Wet-on-wet is a method that has been used to finish hundreds of log and wood sided homes with penetrating oil finishes. It is best to work a section at a time. Wet the wood by spraying a liberal amount of finish onto a section. Spray from the bottom up. Get the wood wet but don’t brush yet. Depending on the product you are using, apply the second wetting application within 30 minutes. Now brush the finish into the wood.
Repeat the process on each section. Typically, vertical surfaces are done before horizontal surfaces. For example, if you were doing a deck, start with the rail first. Spray a section then go back and do the same section again. After brushing the finish into the wood of the rails, go on and do the deck floor using the same process.
If working with an emulsified oil or acrylic-based product there is not as much time for back brushing as with a penetrating oil finish. Until you become familiar with the process and the way a particular finish works, work in small sections to get used to it. Then do the larger walls.
Once the house is done stand back and look at the job. There should not be any lap marks, drips, runs or blotches. Note: If back brushing is not done, it could result in having to do a restoration job in the future.

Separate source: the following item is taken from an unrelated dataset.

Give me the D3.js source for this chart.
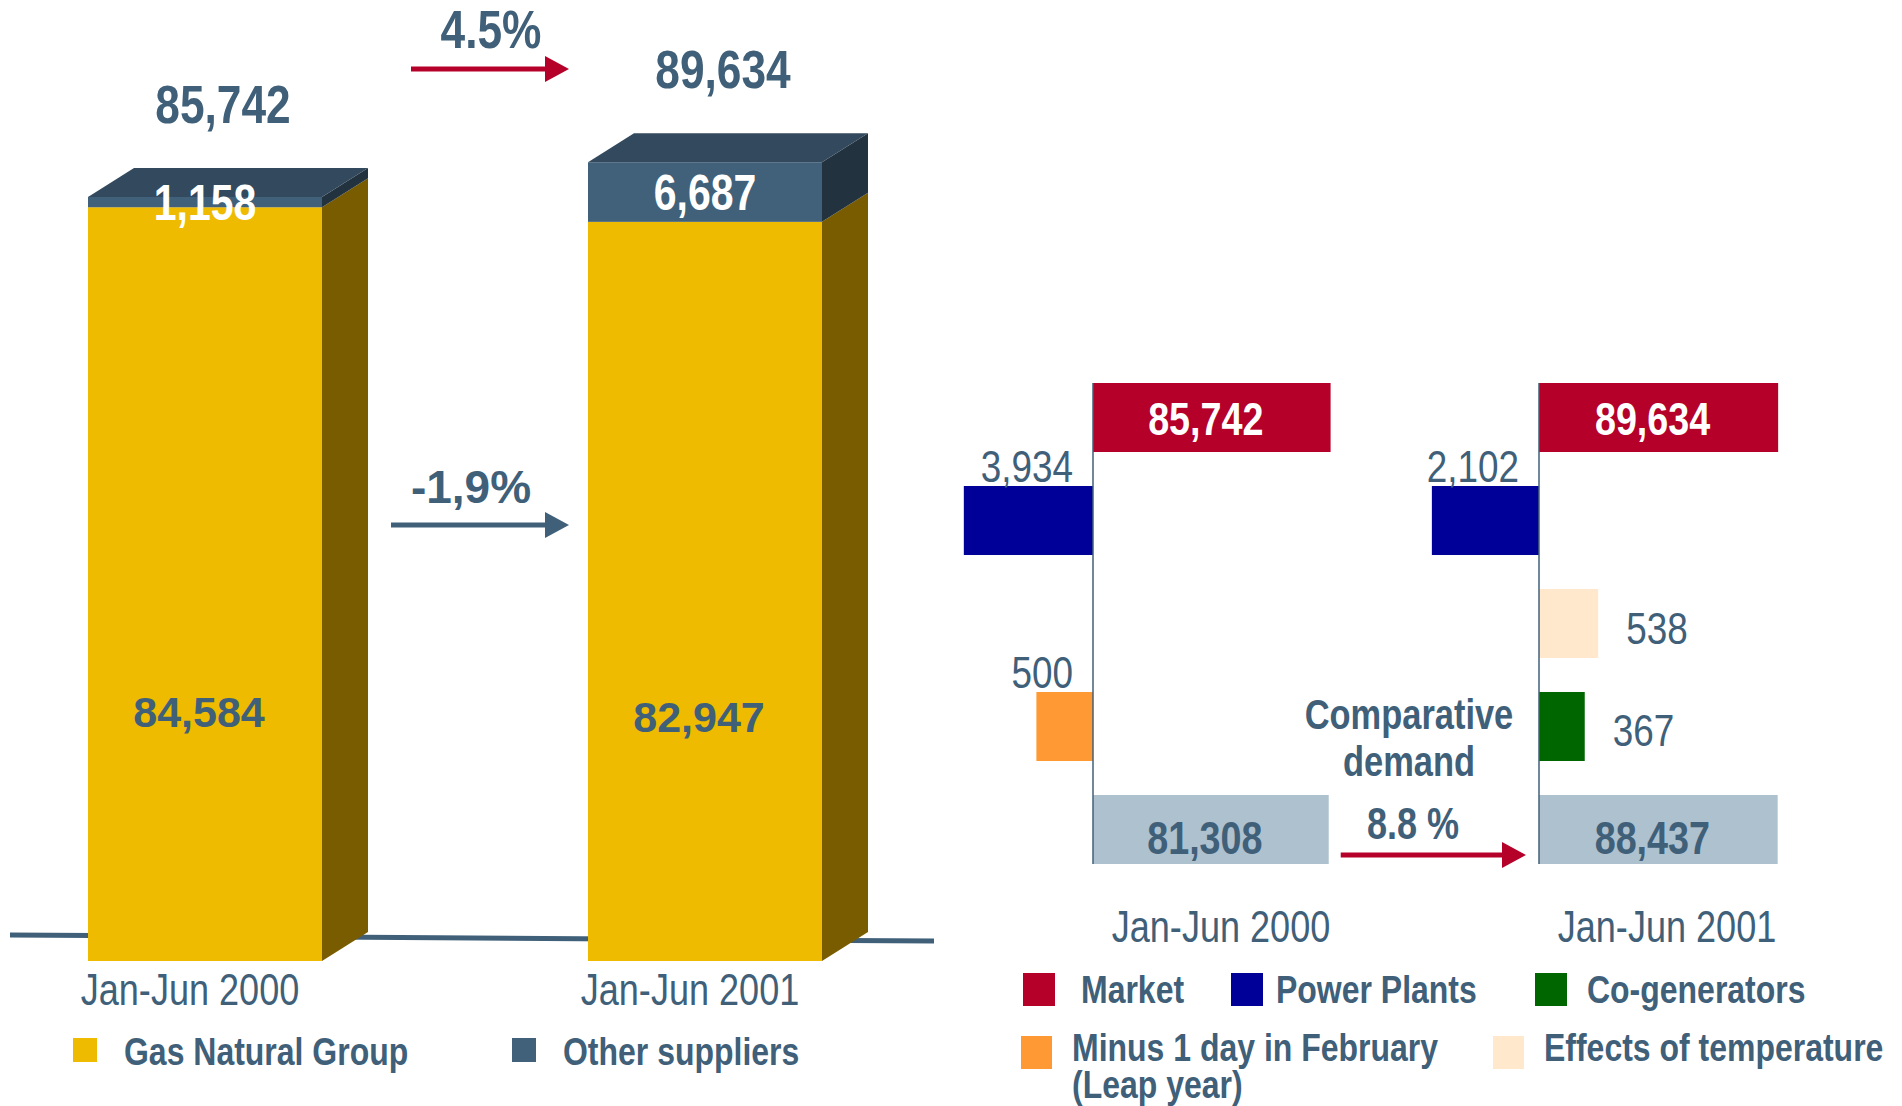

Remember, when finishing a new log or wood sided home:
1) Make sure the wood is properly clean, dry, and ready for a finish.
2) Plan the work for finishing to be done out of direct sunlight.
3) Spray, if possible, to increase efficiency.
4) Use a wet-on-wet application method.
5) Always back brush the finish into the wood.
Caution: Remember to always read the product label on the can and the specifications regarding the manufacturer’s recommendations whether you do the job yourself or hire a contractor to the job. Spontaneous combustion is always a concern when using any oil product. Read the label carefully for proper clean up and disposal of rags. Stray rags with oil products on them can start a fire.
When the house looks good, you will be a satisfied and proud homeowner.
No Solid Body Opaque Stains here!!!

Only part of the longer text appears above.